Dataset excerpt:
--- BEGIN ---
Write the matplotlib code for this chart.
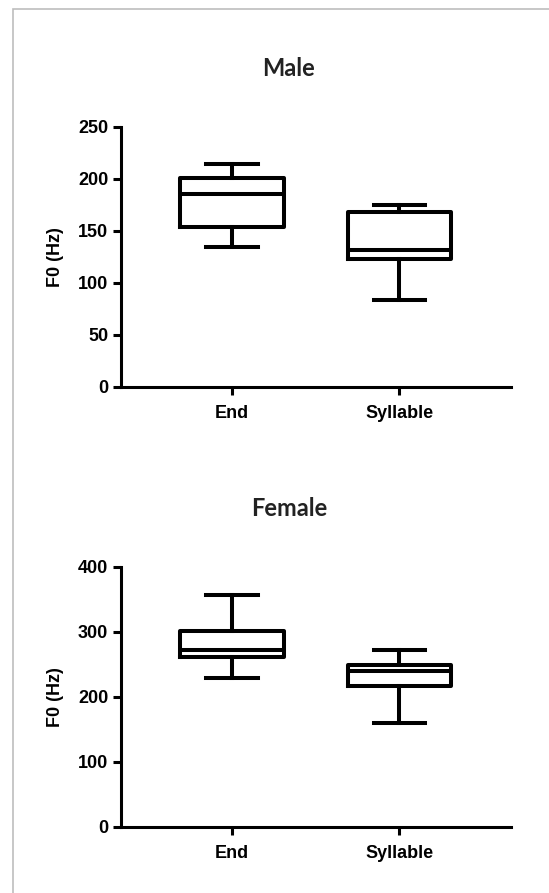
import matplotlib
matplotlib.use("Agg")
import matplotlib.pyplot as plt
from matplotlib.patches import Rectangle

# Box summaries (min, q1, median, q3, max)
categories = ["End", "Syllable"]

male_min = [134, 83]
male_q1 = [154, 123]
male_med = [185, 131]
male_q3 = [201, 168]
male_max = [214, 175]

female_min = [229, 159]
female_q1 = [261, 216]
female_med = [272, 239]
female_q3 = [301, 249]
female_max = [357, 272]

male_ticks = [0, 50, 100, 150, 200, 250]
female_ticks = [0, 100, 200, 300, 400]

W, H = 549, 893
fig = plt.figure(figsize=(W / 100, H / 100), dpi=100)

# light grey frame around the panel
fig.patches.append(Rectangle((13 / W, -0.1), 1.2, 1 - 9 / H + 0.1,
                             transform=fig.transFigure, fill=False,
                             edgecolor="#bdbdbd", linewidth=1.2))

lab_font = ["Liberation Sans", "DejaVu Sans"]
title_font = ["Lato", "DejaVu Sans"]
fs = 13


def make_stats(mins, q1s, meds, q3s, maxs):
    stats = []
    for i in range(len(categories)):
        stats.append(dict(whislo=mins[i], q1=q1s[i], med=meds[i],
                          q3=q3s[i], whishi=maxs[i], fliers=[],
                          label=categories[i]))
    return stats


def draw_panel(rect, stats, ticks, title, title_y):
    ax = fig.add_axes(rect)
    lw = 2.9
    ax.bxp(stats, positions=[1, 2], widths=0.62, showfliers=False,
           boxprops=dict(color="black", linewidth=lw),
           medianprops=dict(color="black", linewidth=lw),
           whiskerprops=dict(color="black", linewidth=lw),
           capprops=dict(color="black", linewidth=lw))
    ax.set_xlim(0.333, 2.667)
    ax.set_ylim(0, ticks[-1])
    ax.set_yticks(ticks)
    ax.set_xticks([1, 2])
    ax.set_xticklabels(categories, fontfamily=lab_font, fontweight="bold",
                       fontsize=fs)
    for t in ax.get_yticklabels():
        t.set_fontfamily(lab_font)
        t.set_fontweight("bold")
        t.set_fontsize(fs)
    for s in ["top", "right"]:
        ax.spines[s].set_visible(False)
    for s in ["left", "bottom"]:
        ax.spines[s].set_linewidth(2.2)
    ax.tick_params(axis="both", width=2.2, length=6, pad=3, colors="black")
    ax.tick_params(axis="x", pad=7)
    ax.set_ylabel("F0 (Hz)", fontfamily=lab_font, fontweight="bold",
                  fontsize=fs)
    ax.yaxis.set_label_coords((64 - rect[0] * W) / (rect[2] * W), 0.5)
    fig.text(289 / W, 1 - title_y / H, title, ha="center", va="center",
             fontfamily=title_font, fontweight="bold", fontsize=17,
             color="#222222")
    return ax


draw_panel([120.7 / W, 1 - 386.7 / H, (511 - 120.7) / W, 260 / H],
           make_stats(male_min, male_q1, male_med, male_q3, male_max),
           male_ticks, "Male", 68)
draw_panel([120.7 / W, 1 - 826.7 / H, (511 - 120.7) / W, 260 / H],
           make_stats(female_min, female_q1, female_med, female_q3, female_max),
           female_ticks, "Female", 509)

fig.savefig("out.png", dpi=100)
--- END ---
Work instructions:
Pictures are excluded; extract exactly the lines from the start of the data through the line that holds "from matplotlib.patches import Rectangle", both ends included.

Task solution:
Write the matplotlib code for this chart.
import matplotlib
matplotlib.use("Agg")
import matplotlib.pyplot as plt
from matplotlib.patches import Rectangle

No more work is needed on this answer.